A
# include <bits/stdc++.h>
using namespace std;
#define int long long
int n,k;
signed main()
{
int T;
cin>>T;
while(T--)
{
cin>>n>>k;
bool st=0;
for(int i=1;i<=n;i++)
{
int x;
cin>>x;
if(x==k)
{
st=1;
}
}
if(st)
cout<<"YES";
else cout<<"NO";
cout<<endl;
}
}
B
奇数一定无法整除偶数
# include <bits/stdc++.h>
using namespace std;
#define int long long
int n;
signed main()
{
int T;
cin>>T;
while(T--)
{
cin>>n;
int l=1;
for(int i=1;i<=n;i++)
{
cout<<l<<" ";
l+=2;
}
cout<<endl;
}
return 0;
}
C
贪心的考虑 所凑出的数位开头前k个到结尾后k数之间
# include <bits/stdc++.h>
using namespace std;
#define int long long
int n,k,s;
signed main()
{
int T;
cin>>T;
while(T--)
{
int mn=0,mx=0;
cin>>n>>k>>s;
mn=(1+k)*k/2;
mx=(n+n-k+1)*k/2;
if(s>=mn&&s<=mx)
cout<<"YES";
else cout<<"NO";
cout<<endl;
}
return 0;
}
E
根据与的操作性质都为一时才为一,否则为零.a[i][j]表示前i个数第j位为1的个数。
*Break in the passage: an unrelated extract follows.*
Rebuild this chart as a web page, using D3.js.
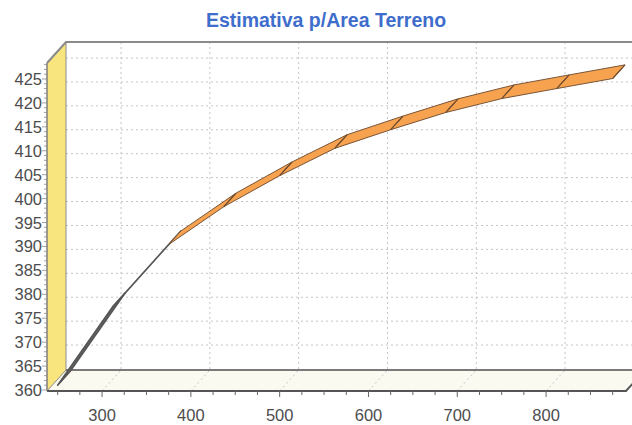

区间具有单调性当1越多时数越大,反之越小。二分即可
# include <bits/stdc++.h>
using namespace std;
#define int long long
using namespace std;
const int N = 2e5+10;
int t;
int a[N][40];
int l, k;
bool cheek(int l, int r, int k)
{
int s=0;
for (int i = 32; i >= 1; i--)
{
if(a[r][i]-a[l-1][i]==r-l+1)//全1才是1
{
s+=1<<(i-1);
if(s>=k)
return true;//满足直接退出即可
}
}
return false;
}
signed main()
{
cin >> t;
while (t--)
{
int n;
cin >> n;
for (int i = 1; i <= n; i++)
{
int tmp;
cin >> tmp;
for (int j = 1; tmp; j++)
{
a[i][j] = tmp % 2;
tmp >>= 1;
}
}
for (int i = 1; i <= n; i++)
{
for (int j = 1; j <= 32; j++)
a[i][j] += a[i - 1][j];
}
int q;
cin >> q;
while (q--)
{
cin >> l >> k;
int ll=l-1, rr = n;
while (ll < rr)
{
int mid = (ll + rr + 1) >> 1;
if (cheek(l, mid, k))ll = mid;
else rr = mid - 1;
}
if (ll<l||ll>n)cout << -1 << " ";
else cout << ll << " ";
}
cout << endl;
for (int i = 1; i <= n; i++)
for (int j = 1; j <= 32; j++)a[i][j] = 0;
}
return 0;
}